The average person is accustomed to driving vehicles which require gasoline fuel, such as regular unleaded and super unleaded. If you’re a commercial vehicle driver, then you’re probably more familiar with diesel fuel. Gasoline and diesel are the two types of fuel that everyone has heard of before. But there are other types of vehicle which you might not even be aware exists. Either that or you might not know too much about it because you’ve never had to concern yourself with it before.
List of fuels used in different vehicles
To learn more about these fuels, you can continue reading from this list below. The following is a list of the 6 main types of fuels that are used in different vehicles on the road today.
1) Gasoline Fuel
The average passenger vehicle on the road needs gasoline fuel for its four-stroke engine. Gasoline fuel makes it easy for engines to generate enough power to move the wheels underneath the vehicle. Not only does it allow you to start your vehicle quickly, but gasoline also allows you to accelerate quickly too. The combustion process is so simple because the gasoline mixes with air before it is ignited. Once the vehicle is in operation, the movements are generally quiet.
Of course, the only concern about gasoline is the hydrocarbon emissions it produces. Scientists overwhelming believe that hydrocarbon emissions are responsible for the global warming crisis facing our world. It is also believed that people are getting sicker from breathing in the carbon-filled air too. That is why alternative fuel sources have been invented which are more environmentally friendly.
2) Diesel Fuel
Commercial vehicles or any type of transport vehicle will need diesel fuel. It is a non-renewable fuel source just like gasoline is. However, diesel fuel produces fewer hydrocarbon emissions and increases fuel efficiency by up to 30%. That is why diesel-powered vehicles have better longevity than traditional gasoline-powered vehicles. On the downside, diesel fuel generates excessive amounts of nitrous oxide and organic compounds, which contributes to the formation of smog.
3) Compressed Natural Gas
Compressed natural gas is compatible with certain diesel engines and gasoline engines which have been specially converted to accept it. The benefit of compressed natural gas is that it is non-corrosive, transparent, and odorless. It comes in either gas form or liquid form too. If you can get a compressed natural gas fuel system fitted into your vehicle, then your engine will produce 80% fewer hydrocarbon emissions than a vehicle which needs regular gasoline. Unfortunately, compressed natural gas is only available in select locations, mostly in California.
4) Liquefied Petroleum
Liquefied petroleum, aka propane, is a cleaner alternative fuel option to regular gasoline. However, the vehicle’s engine must be converted to accept propane. A lot of hybrid vehicles in Great Britain run on propane fuel, but not so much in the United States. When propane is burned, there are not too many toxins or smog produced. Propane is even cheaper than diesel or gasoline.

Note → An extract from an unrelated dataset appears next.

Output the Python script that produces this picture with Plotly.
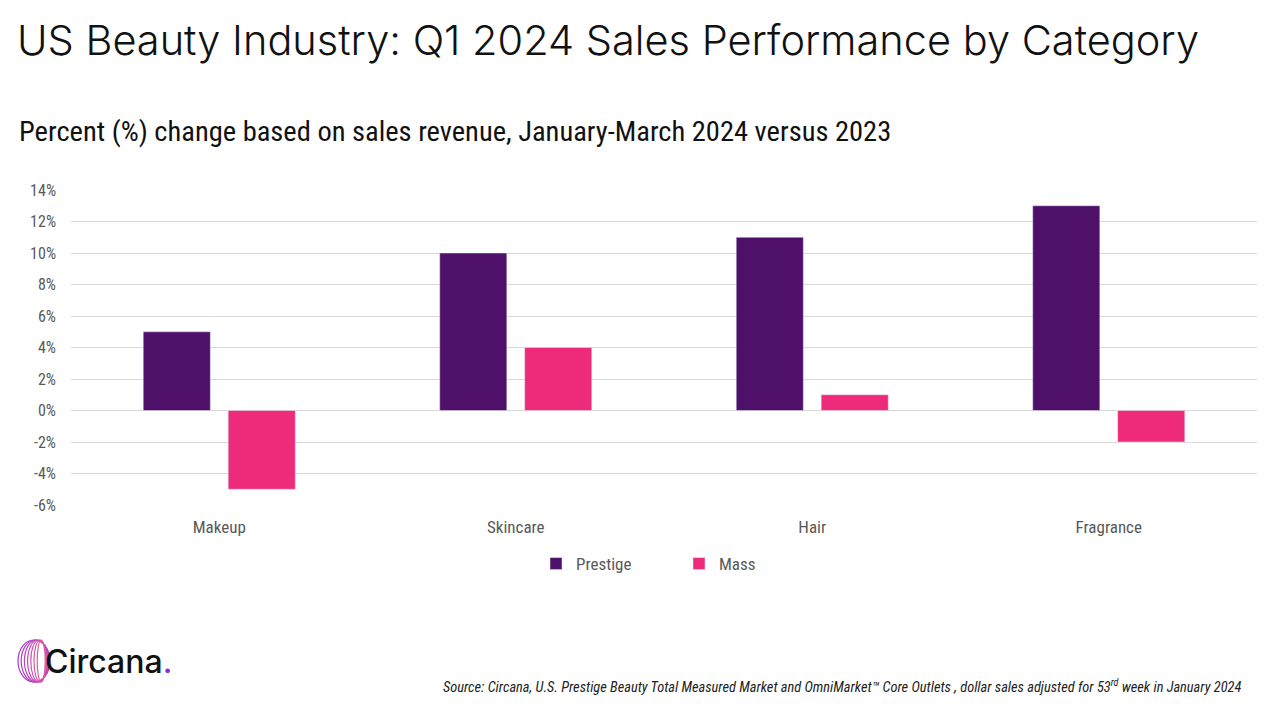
import plotly.graph_objects as go

categories = ["Makeup", "Skincare", "Hair", "Fragrance"]
prestige = [5, 10, 11, 13]
mass = [-5, 4, 1, -2]
tick_vals = [-6, -4, -2, 0, 2, 4, 6, 8, 10, 12, 14]
tick_text = [f"{v}%" for v in tick_vals]

PURPLE = "#4E1068"
PINK = "#EE2A7B"
COND = "Roboto Condensed, Liberation Sans Narrow, Roboto, sans-serif"

W, H = 1280, 720
L, R, T, B = 71, 23, 190, 215
pw, ph = W - L - R, H - T - B

def px(x):
    return (x - L) / pw

def py(y):
    return (H - B - y) / ph

fig = go.Figure()
fig.add_trace(go.Bar(name="Prestige", x=categories, y=prestige, marker_color=PURPLE))
fig.add_trace(go.Bar(name="Mass", x=categories, y=mass, marker_color=PINK))

fig.update_layout(
    width=W, height=H,
    margin=dict(l=L, r=R, t=T, b=B),
    paper_bgcolor="white", plot_bgcolor="white",
    barmode="group", bargap=0.427, bargroupgap=0.21,
    showlegend=True,
    legend=dict(orientation="h", x=px(679), xanchor="center", y=py(564), yanchor="middle",
                font=dict(family=COND, size=17, color="#595959"),
                itemwidth=30, entrywidth=98, traceorder="normal"),
    title=dict(text="US Beauty Industry: Q1 2024 Sales Performance by Category",
               x=17 / W, xref="container", xanchor="left",
               y=1 - 40 / H, yref="container", yanchor="middle",
               font=dict(family="Inter, Lato, sans-serif", size=41.5, color="#111111", weight=300)),
)
fig.update_yaxes(range=[-6, 14], tickvals=tick_vals, ticktext=tick_text,
                 showgrid=True, gridcolor="#D9D9D9", gridwidth=1,
                 zeroline=False, showline=False, ticks="", automargin=False,
                 ticklabelstandoff=14,
                 tickfont=dict(family=COND, size=16, color="#595959"))
fig.update_xaxes(showgrid=False, showline=False, ticks="", automargin=False,
                 ticklabelstandoff=10,
                 tickfont=dict(family=COND, size=17, color="#595959"))

fig.add_annotation(text="Percent (%) change based on sales revenue, January-March 2024 versus 2023",
                   xref="paper", yref="paper", x=px(17), y=py(131), xanchor="left", yanchor="middle",
                   showarrow=False, font=dict(family=COND, size=28.5, color="#111111"))

fig.add_annotation(text="Source: Circana, U.S. Prestige Beauty Total Measured Market and OmniMarket™ Core Outlets , dollar sales adjusted for 53<sup>rd</sup> week in January 2024",
                   xref="paper", yref="paper", x=px(1243), y=py(686), xanchor="right", yanchor="middle",
                   showarrow=False, font=dict(family=COND, size=14.4, color="#222222", style="italic"))

# logo
ring_half_widths = [16, 14, 12, 10, 8, 6, 4]
ring_colors = ["#A83CCB", "#B040C6", "#BA45C0", "#C44AB8", "#CE50B0", "#D856A8", "#E05CA0"]
for i, (hw, c) in enumerate(zip(ring_half_widths, ring_colors)):
    cx = 34 + (16 - hw) * 0.6
    fig.add_shape(type="circle", xref="paper", yref="paper",
                  x0=px(cx - hw), x1=px(cx + hw), y0=py(682), y1=py(640),
                  line=dict(color=c, width=1.2), fillcolor="rgba(0,0,0,0)")
fig.add_annotation(text="Circana<span style='color:#8A2BE2'>.</span>",
                   xref="paper", yref="paper", x=px(43), y=py(661), xanchor="left", yanchor="middle",
                   showarrow=False, font=dict(family="Inter, Lato, sans-serif", size=32, color="#111111", weight=500))

fig.write_html("out.html", config={"displayModeBar": False},
               post_script="document.body.style.margin='0';document.body.style.padding='0';")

Biodiesel is a more natural version of regular diesel. Biodiesel is made from natural food ingredients like palm oil, rapeseed, sugar beet, and olive oil. This fuel does not produce nearly as many hydrocarbons as regular diesel or gasoline because it burns so cleanly. You just need a special biodiesel engine which can run on this type of fuel.
Ethanol is another natural fuel alternative to diesel and gasoline. It is manufactured by converting natural products like barley, corn, and sugar cane into fuel. Ethanol is particularly popular because it can be used in traditional gasoline engines without requiring any special fuel system additions, modifications or upgrades. Some gasoline engines can handle 100% ethanol fuel, while others need a mixture of gasoline and ethanol. Even if the fuel is 10% ethanol, it is supposed to help make your vehicle more fuel efficient and less polluting to the environment.